Something else that they both share is you can make both genres without any kind of real academic understanding. In hip-hop, you might smash a soul record, and put the pieces back together in the way you want. And in folk music, you’re playing quite simple chords and melodies, but imbuing it with the passion of your own community, and that’s what makes it folk. From a purely faculties perspective, it’s still completely possible to make both of those genres without much money put into it at all.
We’re in a global pandemic, and you’re still creating and expressing. Tell me a bit about your new piece, ‘The Strife Aquatic.’
Eerily, some of the lyrics of ‘The Strife Aquatic’ are quite old, but seem to be making a lot of sense with what’s going on right now. The first verse of the song is about a job I was doing, and then about moving to Iceland and escaping the sort of mundane, almost solitary nature of the job. The second verse is about returning post-getting-ill and having another crappy job, but escaping through playing shows and having that catharsis.
The video is wholly directed, created and edited by Anna Rocchi, who is a wonderful analogue photographer. We shot the video over lockdown. It’s almost like lockdown was another bind or something to get away from but the video was this very joyous expression of getting away.
Can you tell me about your artistic choice to use auto-tune as a creative tool on ‘The Strife Aquatic’?
I think auto-tune is beautiful. I think it’s the most incredible tool. Even though you hear it everywhere and it’s been prevalent since the early noughties when Cher did Believe or whatever, I still think there’s ingenious ways to use it. I don’t think we’ve even scratched the surface of what I think it can do. Early on I used to hide my voice because I wasn’t comfortable with singing so much, but now I think that it just adds something lovely to the pallet. I use a hard tune – it’s not a computer. I use a physical box, so I can use it for live shows. Sometimes I put the saxophone through it. There’s lots of artists now using it in creative ways like Mathew Lee Cothran of Elvis Depressedly – he’s a fella who’s doing it, and I wish I could make it sound half as good as he does. There’s just so much range of sound for it. You can growl through it, sing down it, whisper down it and everything just sounds completely different to the original source, in a really chaotic and erratic way that I like.
I’ve had the pleasure of playing a bunch of live shows with you. I feel the Paranoid King persona comes alive on stage. What’s your approach with the performance-art element to your work?
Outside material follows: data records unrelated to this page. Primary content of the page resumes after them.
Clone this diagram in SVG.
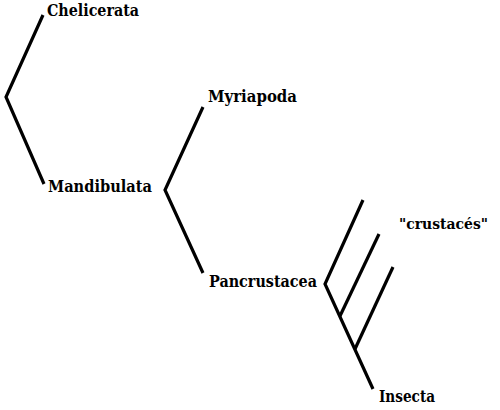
<svg xmlns="http://www.w3.org/2000/svg" width="500" height="410" viewBox="0 0 500 410">
<style>
.br{fill:none;stroke:#000;stroke-width:3.2;stroke-linejoin:miter;stroke-linecap:butt}
.lb{font-family:'DejaVu Serif',serif;font-weight:bold;font-size:17.5px;fill:#000}
</style>
<rect width="500" height="410" fill="#fff"/>
<g id="connectors">
<polyline class="br" points="43,15 6,97 44,184"/>
<polyline class="br" points="203,107 165,190 203,273"/>
<polyline class="br" points="363,200 325,284 373,389"/>
<line class="br" x1="340" y1="316" x2="379" y2="234"/>
<line class="br" x1="355" y1="349" x2="393" y2="267"/>
</g>
<g id="chelicerata"><text class="lb" x="47" y="16" textLength="92" lengthAdjust="spacingAndGlyphs">Chelicerata</text></g>
<g id="mandibulata"><text class="lb" x="48" y="192" textLength="104" lengthAdjust="spacingAndGlyphs">Mandibulata</text></g>
<g id="myriapoda"><text class="lb" x="208" y="102" textLength="89" lengthAdjust="spacingAndGlyphs">Myriapoda</text></g>
<g id="pancrustacea"><text class="lb" x="209" y="287" textLength="108" lengthAdjust="spacingAndGlyphs">Pancrustacea</text></g>
<g id="crustaces"><text class="lb" x="399" y="229" style="font-size:14.5px" textLength="89" lengthAdjust="spacingAndGlyphs">"crustacés"</text></g>
<g id="insecta"><text class="lb" x="379" y="402" textLength="56" lengthAdjust="spacingAndGlyphs">Insecta</text></g>
</svg>
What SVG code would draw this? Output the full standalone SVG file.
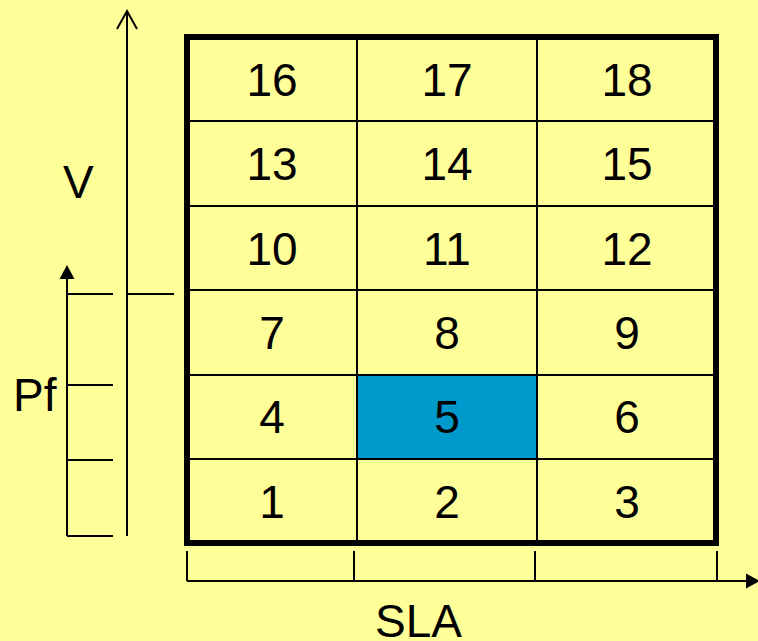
<svg xmlns="http://www.w3.org/2000/svg" width="758" height="641" viewBox="0 0 758 641">
<style>
.t{font-family:"Liberation Sans",Arial,sans-serif;font-size:46px;fill:#000;text-anchor:middle}
.l{font-family:"Liberation Sans",Arial,sans-serif;font-size:46px;fill:#000}
.thin{stroke:#000;stroke-width:2;fill:none}
</style>
<defs>
<marker id="tri" markerWidth="16" markerHeight="16" refX="0" refY="0" viewBox="-1 -8 15 16" orient="auto" markerUnits="userSpaceOnUse">
<path d="M0,-7.5 L14,0 L0,7.5 Z" fill="#000"/>
</marker>
</defs>
<rect width="758" height="641" fill="#FFFF99"/>
<g id="cell5"><rect x="357" y="375" width="180" height="84" fill="#0099CC"/></g>
<g id="grid" class="thin">
<line x1="187" y1="121" x2="716" y2="121"/>
<line x1="187" y1="206" x2="716" y2="206"/>
<line x1="187" y1="290" x2="716" y2="290"/>
<line x1="187" y1="375" x2="716" y2="375"/>
<line x1="187" y1="459" x2="716" y2="459"/>
<line x1="357" y1="37" x2="357" y2="543"/>
<line x1="537" y1="37" x2="537" y2="543"/>
<rect x="187" y="37" width="529" height="506" stroke-width="6"/>
</g>
<g id="labels">
<text class="t" x="272" y="96">16</text><text class="t" x="447" y="96">17</text><text class="t" x="627" y="96">18</text>
<text class="t" x="272" y="180">13</text><text class="t" x="447" y="180">14</text><text class="t" x="627" y="180">15</text>
<text class="t" x="272" y="265">10</text><text class="t" x="447" y="265">11</text><text class="t" x="627" y="265">12</text>
<text class="t" x="272" y="349">7</text><text class="t" x="447" y="349">8</text><text class="t" x="627" y="349">9</text>
<text class="t" x="272" y="433">4</text><text class="t" x="447" y="433">5</text><text class="t" x="627" y="433">6</text>
<text class="t" x="272" y="518">1</text><text class="t" x="447" y="518">2</text><text class="t" x="627" y="518">3</text>
</g>
<g id="connectors">
<g id="v-axis" class="thin">
<line x1="127" y1="536" x2="127" y2="11"/>
<polyline points="117,29 127,11 137,29"/>
<line x1="127" y1="294" x2="174" y2="294"/>
</g>
<g id="pf-axis" class="thin">
<line x1="67" y1="536" x2="67" y2="279" marker-end="url(#tri)"/>
<line x1="67" y1="294" x2="113" y2="294"/>
<line x1="67" y1="385" x2="113" y2="385"/>
<line x1="67" y1="460" x2="113" y2="460"/>
<line x1="67" y1="536" x2="113" y2="536"/>
</g>
<g id="sla-axis" class="thin">
<line x1="187" y1="581" x2="746" y2="581" marker-end="url(#tri)"/>
<line x1="187" y1="551" x2="187" y2="581"/>
<line x1="354" y1="551" x2="354" y2="581"/>
<line x1="535" y1="551" x2="535" y2="581"/>
<line x1="717" y1="551" x2="717" y2="581"/>
</g>
</g>
<g id="axis-labels">
<text class="l" x="63" y="198">V</text>
<text class="l" x="13" y="411">Pf</text>
<text class="l" x="375" y="637">SLA</text>
</g>
</svg>
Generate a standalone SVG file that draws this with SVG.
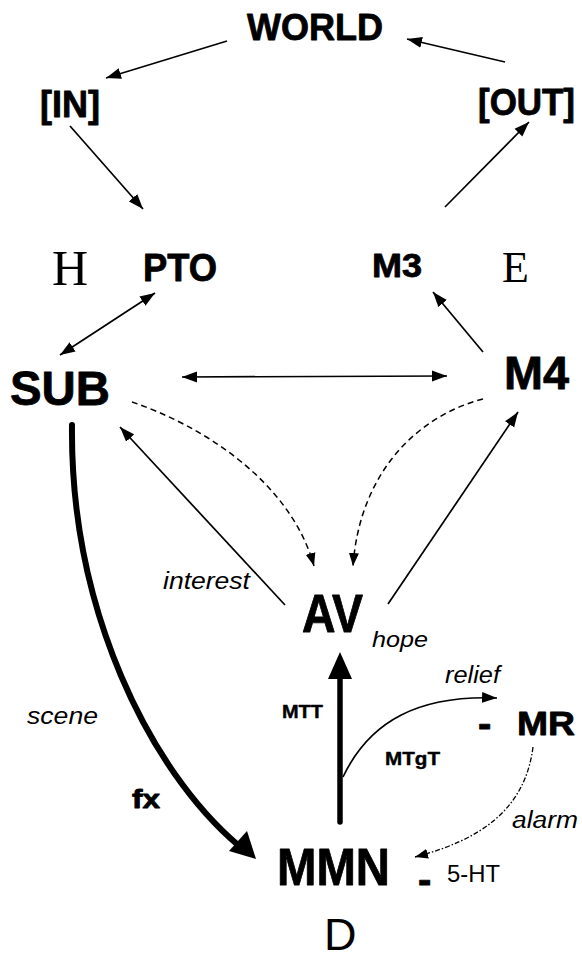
<svg xmlns="http://www.w3.org/2000/svg" width="582" height="960" viewBox="0 0 582 960">
<style>
text{font-family:"Liberation Sans",Arial,sans-serif;fill:#000}
.b{font-weight:bold;stroke:#000;stroke-width:0.8;stroke-linejoin:round}
.sm{stroke-width:0.4}
.i{font-style:italic}
.s{font-family:"Liberation Serif","Times New Roman",serif}
.ln{fill:none;stroke:#000;stroke-width:1.7}
.dash{fill:none;stroke:#000;stroke-width:1.5;stroke-dasharray:6 4}
.dd{fill:none;stroke:#000;stroke-width:1.3;stroke-dasharray:5 2 1.5 2}
.thick{fill:none;stroke:#000;stroke-width:6;stroke-linecap:round}
</style>
<defs>
<marker id="ah" markerUnits="userSpaceOnUse" markerWidth="16" markerHeight="12" refX="15" refY="5.5" orient="auto-start-reverse" viewBox="0 0 16 11">
<path d="M0,0 L15,5.5 L0,11 z" fill="#000"/>
</marker>
<marker id="ahs" markerUnits="userSpaceOnUse" markerWidth="14" markerHeight="11" refX="13" refY="5" orient="auto" viewBox="0 0 14 10">
<path d="M0,0 L13,5 L0,10 z" fill="#000"/>
</marker>
</defs>

<g id="connectors">
<line class="ln" x1="227" y1="41" x2="106" y2="78" marker-end="url(#ah)"/>
<line class="ln" x1="70" y1="126" x2="143" y2="209" marker-end="url(#ah)"/>
<line class="ln" x1="505" y1="62" x2="407" y2="39" marker-end="url(#ah)"/>
<line class="ln" x1="445" y1="207" x2="529" y2="122" marker-end="url(#ah)"/>
<line class="ln" x1="155" y1="293" x2="60" y2="355" marker-start="url(#ah)" marker-end="url(#ah)"/>
<line class="ln" x1="483" y1="352" x2="433" y2="292" marker-end="url(#ah)"/>
<line class="ln" x1="182" y1="377" x2="447" y2="376" marker-start="url(#ah)" marker-end="url(#ah)"/>
<path class="dash" d="M132,402 C200,425 290,480 314,566" marker-end="url(#ahs)"/>
<path class="dash" d="M483,399 C420,415 360,470 353,566" marker-end="url(#ahs)"/>
<line class="ln" x1="285" y1="605" x2="120" y2="427" marker-end="url(#ah)"/>
<line class="ln" x1="388" y1="604" x2="518" y2="412" marker-end="url(#ah)"/>
<path class="thick" d="M72,425 C70,610 150,770 238,845"/>
<polygon points="256,859 229,851 247,831" fill="#000"/>
<line class="thick" x1="340" y1="822" x2="340" y2="676" style="stroke-width:5.5"/>
<polygon points="340,652 352,679 328,679" fill="#000"/>
<path class="ln" d="M343,777 C370,720 420,695 497,698" marker-end="url(#ah)"/>
<path class="dd" d="M533,747 C525,810 480,840 415,857" marker-end="url(#ahs)"/>
</g>

<g id="world"><text class="b" x="247" y="40" font-size="37" textLength="136" lengthAdjust="spacingAndGlyphs">WORLD</text></g>
<g id="in"><text class="b" x="40" y="117" font-size="36" textLength="60" lengthAdjust="spacingAndGlyphs">[IN]</text></g>
<g id="out"><text class="b" x="478" y="115" font-size="36" textLength="97" lengthAdjust="spacingAndGlyphs">[OUT]</text></g>
<g id="h"><text class="s" x="52" y="285" font-size="50">H</text></g>
<g id="pto"><text class="b" x="143" y="281" font-size="38" textLength="74" lengthAdjust="spacingAndGlyphs">PTO</text></g>
<g id="m3"><text class="b" x="372" y="277" font-size="34" textLength="50" lengthAdjust="spacingAndGlyphs">M3</text></g>
<g id="e"><text class="s" x="502" y="282" font-size="44">E</text></g>
<g id="sub"><text class="b" x="10" y="405" font-size="48" textLength="100" lengthAdjust="spacingAndGlyphs">SUB</text></g>
<g id="m4"><text class="b" x="504" y="389" font-size="47" textLength="65" lengthAdjust="spacingAndGlyphs">M4</text></g>
<g id="av"><text class="b" x="302" y="632" font-size="54" textLength="61" lengthAdjust="spacingAndGlyphs">AV</text>
<text class="i" x="372" y="647" font-size="22" textLength="56" lengthAdjust="spacingAndGlyphs">hope</text></g>
<g id="mr"><text class="b" x="478" y="737" font-size="40">-</text>
<text class="b" x="517" y="735" font-size="33" textLength="58" lengthAdjust="spacingAndGlyphs">MR</text></g>
<g id="mmn"><text class="b" x="277" y="885" font-size="52" textLength="113" lengthAdjust="spacingAndGlyphs">MMN</text>
<text class="b" x="418" y="893" font-size="40">-</text>
<text x="447" y="882" font-size="24" textLength="53" lengthAdjust="spacingAndGlyphs">5-HT</text></g>
<g id="d"><text x="324" y="950" font-size="45">D</text></g>

<g id="labels">
<text class="i" x="163" y="589" font-size="23" textLength="87" lengthAdjust="spacingAndGlyphs">interest</text>
<text class="i" x="27" y="724" font-size="24" textLength="71" lengthAdjust="spacingAndGlyphs">scene</text>
<text class="b" x="132" y="808" font-size="25" textLength="28" lengthAdjust="spacingAndGlyphs">fx</text>
<text class="b sm" x="282" y="718" font-size="18" textLength="41" lengthAdjust="spacingAndGlyphs">MTT</text>
<text class="i" x="445" y="683" font-size="24" textLength="55" lengthAdjust="spacingAndGlyphs">relief</text>
<text class="b sm" x="385" y="765" font-size="19" textLength="55" lengthAdjust="spacingAndGlyphs">MTgT</text>
<text class="i" x="512" y="828" font-size="23" textLength="66" lengthAdjust="spacingAndGlyphs">alarm</text>
</g>
</svg>
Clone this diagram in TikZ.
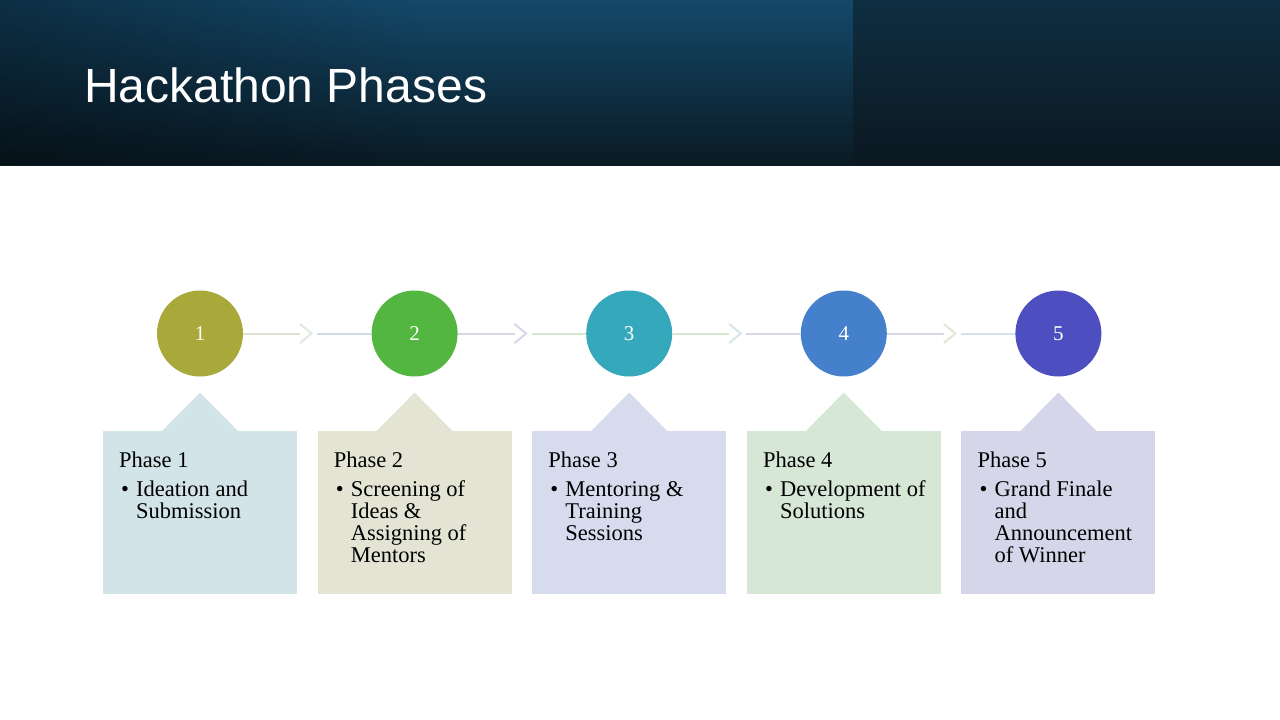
\documentclass[tikz,border=0pt]{standalone}
\usepackage{fontspec}
\setmainfont{Liberation Serif}
\newfontfamily\titlefont{Liberation Sans}
\usetikzlibrary{fadings}
\definecolor{hdrtop}{HTML}{14496A}
\definecolor{hdrbot}{HTML}{0A1A24}
\definecolor{hdrrtop}{HTML}{0F2E42}
\definecolor{hdrrbot}{HTML}{0B1820}
\definecolor{cA}{HTML}{A9A83A}
\definecolor{cB}{HTML}{52B640}
\definecolor{cC}{HTML}{35A8BB}
\definecolor{cD}{HTML}{4580CC}
\definecolor{cE}{HTML}{4D4FC0}
\definecolor{bA}{HTML}{D3E4E8}
\definecolor{bB}{HTML}{E4E4D4}
\definecolor{bC}{HTML}{D6DCEE}
\definecolor{bD}{HTML}{D6E7D6}
\definecolor{bE}{HTML}{D6D6EA}
\definecolor{lnBeige}{HTML}{DFE2CF}
\definecolor{lnBlue}{HTML}{D2D9EA}
\definecolor{lnLav}{HTML}{D5D8EA}
\definecolor{lnGreen}{HTML}{D5E8CF}
\definecolor{lnSky}{HTML}{D4E2EA}
\definecolor{chGreen}{HTML}{E0E9E0}
\definecolor{chSky}{HTML}{D8E6EA}
\definecolor{chBeige}{HTML}{E6E6D6}
\begin{document}
\begin{tikzpicture}[x=1pt,y=-1pt,
  phasecircle/.style={circle, minimum size=86pt, inner sep=0pt, text=white,
    font=\fontsize{21}{24}\selectfont},
  phasebox/.style={rectangle, minimum width=194pt, minimum height=163pt, inner sep=0pt},
  phtitle/.style={anchor=base west, inner sep=0pt, font=\fontsize{22.5}{22}\selectfont},
  bulletmark/.style={anchor=base west, inner sep=0pt, font=\fontsize{22.5}{22}\selectfont},
  bullettext/.style={anchor=base west, inner sep=0pt, align=left, font=\fontsize{22.5}{22}\selectfont},
  connline/.style={line width=2pt},
  chev/.style={line width=2pt}
]
\useasboundingbox (0,0) rectangle (1280,720);
\fill[white] (0,0) rectangle (1280,720);
% header
\shade[top color=hdrtop, bottom color=hdrbot] (0,0) rectangle (853,165);
\fill[black, opacity=0.35, path fading=east] (0,0) rectangle (420,165);
\shade[top color=hdrrtop, bottom color=hdrrbot] (853,0) rectangle (1280,165);
\node[anchor=base west, inner sep=0pt, text=white,
  font=\titlefont\fontsize{48}{55}\selectfont] (title) at (84,102) {Hackathon Phases};

% circles
\foreach \i/\cx/\col in {1/200/cA, 2/414.6/cB, 3/629.2/cC, 4/843.8/cD, 5/1058.4/cE}{
  \node[phasecircle, fill=\col] (c\i) at (\cx,333.5) {\i};
}

% connectors
\foreach \i/\j/\cx/\la/\ch/\lb in {1/2/200/lnBeige/chGreen/lnBlue,
    2/3/414.6/lnLav/lnLav/lnGreen,
    3/4/629.2/lnGreen/chSky/lnLav,
    4/5/843.8/lnLav/chBeige/lnSky}{
  \coordinate (a\i) at (\cx+100,333.5);
  \coordinate (t\i) at (\cx+111.5,333.5);
  \coordinate (b\i) at (\cx+117,333.5);
  \draw[connline, draw=\la] (c\i.east) -- (a\i);
  \draw[chev, draw=\ch] ([shift={(-11.5,-9.5)}]t\i) -- (t\i) -- ([shift={(-11.5,9.5)}]t\i);
  \draw[connline, draw=\lb] (b\i) -- (c\j.west);
}

% boxes
\foreach \i/\cx/\col in {1/200/bA, 2/414.6/bB, 3/629.2/bC, 4/843.8/bD, 5/1058.4/bE}{
  \node[phasebox, fill=\col] (box\i) at (\cx,512.75) {};
  \fill[\col] ([xshift=-38pt]box\i.north) -- ([yshift=38.5pt]box\i.north) -- ([xshift=38pt]box\i.north) -- cycle;
}

% texts (anchor at the baseline of the last line)
\foreach \i/\cx/\n/\txt in {1/200/2/{Ideation and\\Submission},
    2/414.6/4/{Screening of\\Ideas \&\\Assigning of\\Mentors},
    3/629.2/3/{Mentoring \&\\Training\\Sessions},
    4/843.8/2/{Development of\\Solutions},
    5/1058.4/4/{Grand Finale\\and\\Announcement\\of Winner}}{
  \node[phtitle] (h\i) at (\cx-81,467) {Phase \i};
  \node[bulletmark] (m\i) at (\cx-79,496) {\textbullet};
  \node[bullettext] (d\i) at (\cx-64,{496+22*(\n-1)}) {\txt};
}
\end{tikzpicture}
\end{document}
You’re definitely right. I mean everyone becomes the best version of themselves or the person they most want to be when they’re performing on stage, mostly. The APK persona definitely comes out there. The live show is built out of necessity because I have no friends… well, I do have friends and sometimes play with a band, but often I can’t. That’s why I use backing tracks, and to keep things interesting for an audience, splitting between guitar and saxophone. It’s meant to be erratic and I don’t think it could work if it wasn’t.